Democracy is a form of government made successful by Protestant Christian cultures. The origin of the term is Greek, from the words demos (people) and kratos (strength). Although many forms of government fall under this broad classification, the defining characteristic of a democracy is that the citizenry of a nation indirectly exercise sovereignty. There has never been a lasting democracy in an atheistic culture.[Citation Needed]

The United States of America is guaranteed a republican form of government. However, their legislatures are an example of a democracy, in which the majority vote of the legislators enact law. The execution of those laws is by a separate branch of government, whose officers are appointed by the chief executive officer (president or governor). In parliamentary democracies, the executive and legislative branches are not separate.
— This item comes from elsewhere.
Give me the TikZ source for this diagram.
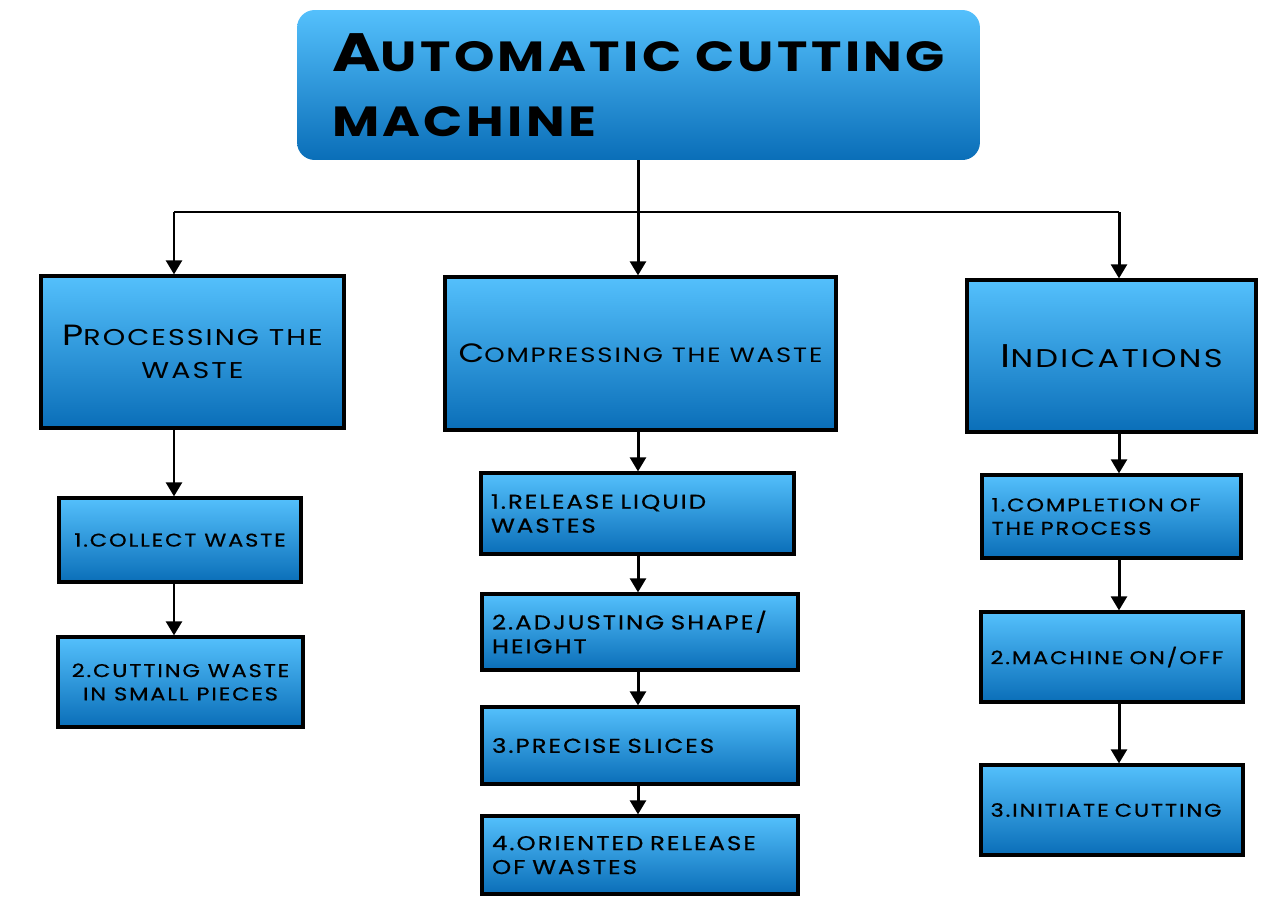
\documentclass[tikz,border=0pt]{standalone}
\usepackage{fontspec}
\newfontfamily\titlefont[FakeStretch=1.22,LetterSpace=8]{Poppins}
\newfontfamily\headfont[FakeStretch=1.25,LetterSpace=9]{Poppins}
\newfontfamily\itemfont[FakeStretch=1.22,LetterSpace=10,FakeBold=0.6]{Poppins}
\usetikzlibrary{arrows.meta,positioning}

\definecolor{boxtop}{RGB}{84,192,252}
\definecolor{boxbot}{RGB}{10,110,184}
\newcommand\bigini[1]{\scalebox{1.28}{#1}}

\begin{document}
\begin{tikzpicture}[
		x=0.02cm,
		y=-0.02cm,
		>={Triangle[width=9pt,length=8pt]},
		conn/.style={line width=1.7pt},
		arr/.style={->, line width=1.7pt},
		titlebox/.style={rounded corners=10pt, top color=boxtop, bottom color=boxbot, inner sep=0pt, align=left, font=\titlefont\bfseries\fontsize{24}{37}\selectfont},
		headbox/.style={draw=black, line width=1.8pt, top color=boxtop, bottom color=boxbot, inner sep=0pt, align=center, font=\headfont\fontsize{12}{19}\selectfont},
		itembox/.style={draw=black, line width=1.8pt, top color=boxtop, bottom color=boxbot, inner sep=0pt, align=center, font=\itemfont\fontsize{10.5}{13.3}\selectfont},
		leftitem/.style={itembox, align=left},
		miditem/.style={leftitem, font=\itemfont\fontsize{11.4}{13.6}\selectfont}
	]
	
	\useasboundingbox (0,0) rectangle (1280,903);
	
	% Title
	\node[titlebox, minimum width=13.66cm, minimum height=3cm, text width=12.26cm] (title) at (638.5,85)
	{\bigini{A}UTOMATIC CUTTING\\MACHINE};
	
	% Main branches
	\node[headbox, minimum width=6.06cm, minimum height=3.04cm, font=\headfont\fontsize{13}{19}\selectfont] (proc) at (192.5,352)
	{\bigini{P}ROCESSING THE\\WASTE};
	\node[headbox, minimum width=7.82cm, minimum height=3.06cm, font=\headfont\fontsize{11.8}{19}\selectfont] (comp) at (640.5,353.5)
	{\bigini{C}OMPRESSING THE WASTE};
	\node[headbox, minimum width=5.78cm, minimum height=3.04cm, font=\headfont\fontsize{14.6}{19}\selectfont] (ind) at (1111.5,356)
	{\bigini{I}NDICATIONS};
	
	% Processing steps
	\node[itembox, minimum width=4.84cm, minimum height=1.68cm] (collect) at (180,540)
	{1.COLLECT WASTE};
	\node[itembox, minimum width=4.9cm, minimum height=1.8cm] (cutting) at (180.5,682)
	{2.CUTTING WASTE\\IN SMALL PIECES};
	
	% Compressing steps
	\node[miditem, minimum width=6.26cm, minimum height=1.62cm, text width=5.86cm] (release) at (637.5,513.5)
	{1.RELEASE LIQUID\\WASTES};
	\node[miditem, minimum width=6.32cm, minimum height=1.52cm, text width=5.92cm] (adjust) at (640,632)
	{2.ADJUSTING SHAPE/\\HEIGHT};
	\node[miditem, minimum width=6.32cm, minimum height=1.54cm, text width=5.92cm] (precise) at (640,745.5)
	{3.PRECISE SLICES};
	\node[miditem, minimum width=6.32cm, minimum height=1.56cm, text width=5.92cm] (oriented) at (640,855)
	{4.ORIENTED RELEASE\\OF WASTES};
	
	% Indication steps
	\node[leftitem, minimum width=5.18cm, minimum height=1.66cm, text width=4.8cm] (complete) at (1111.5,516.5)
	{1.COMPLETION OF\\THE PROCESS};
	\node[leftitem, minimum width=5.24cm, minimum height=1.8cm, text width=4.86cm] (machine) at (1112,657)
	{2.MACHINE ON/OFF};
	\node[leftitem, minimum width=5.24cm, minimum height=1.8cm, text width=4.86cm] (initiate) at (1112,810)
	{3.INITIATE CUTTING};
	
	% Bus
	\coordinate (busL) at (174,212);
	\coordinate (busM) at (638,212);
	\coordinate (busR) at (1119,212);
	\draw[conn] (title.south -| busM) -- (busM);
	\draw[conn] (busL) -- (busR);
	\draw[arr] (busL) -- (busL |- proc.north);
	\draw[arr] (busM) -- (busM |- comp.north);
	\draw[arr] (busR) -- (busR |- ind.north);
	
	% Column arrows
	\foreach \a/\b in {proc/collect, collect/cutting} {
		\draw[arr] (busL |- \a.south) -- (busL |- \b.north);
	}
	\foreach \a/\b in {comp/release, release/adjust, adjust/precise, precise/oriented} {
		\draw[arr] (busM |- \a.south) -- (busM |- \b.north);
	}
	\foreach \a/\b in {ind/complete, complete/machine, machine/initiate} {
		\draw[arr] (busR |- \a.south) -- (busR |- \b.north);
	}
	
\end{tikzpicture}
\end{document}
Although a number of societies have practiced some form of democracy, the concept as it is understood today was invented in ancient Athens, where citizens (not women or slaves) were allowed to vote in the Assembly which made the laws of the city-state. Certain tribes and most band societies such as the bushmen, however, organized themselves using different forms of participatory democracy or consensus democracy. [1]

Debate over the merits of democracy

While a direct democracy in the manner of the Athenians is probably infeasible in a modern nation-state comprised of millions of citizens, there continues to be debate among conservatives as to whether representative democracy is a desirable system. Jean-Jacques Rousseau, who could be considered the father of both modern democracy and totalitarianism, believed that in a democracy the government should be guided only by what he called the General Will. Other thinkers of the French Enlightenment described a republic as a system in which the law applies equally to the government and the people, a concept abbreviated in the 21st century by the phrase rule of law. Most contemporary thinkers would identify universal suffrage and the right of any citizen to argue for a change in existing law as desirable features of democracy; but there is some question as to whether the rule of law can be indefinitely sustained in a system with these features. Thomas Jefferson believed that it could so long as the people were educated, and thus devoted his post-presidency to founding the University of Virginia. Nonetheless, property continued to be a proxy for education throughout the antebellum period and Jefferson's home state of Virginia only abolished property qualifications for voting in 1851, years after any other state. Another famous American said that a republic could last until "the people find out they have the right to vote themselves funds from the public treasury," an explicit criticism of the welfare state, which most conservatives feel is an abuse of the U. S. Constitution's Necessary and Proper Clause.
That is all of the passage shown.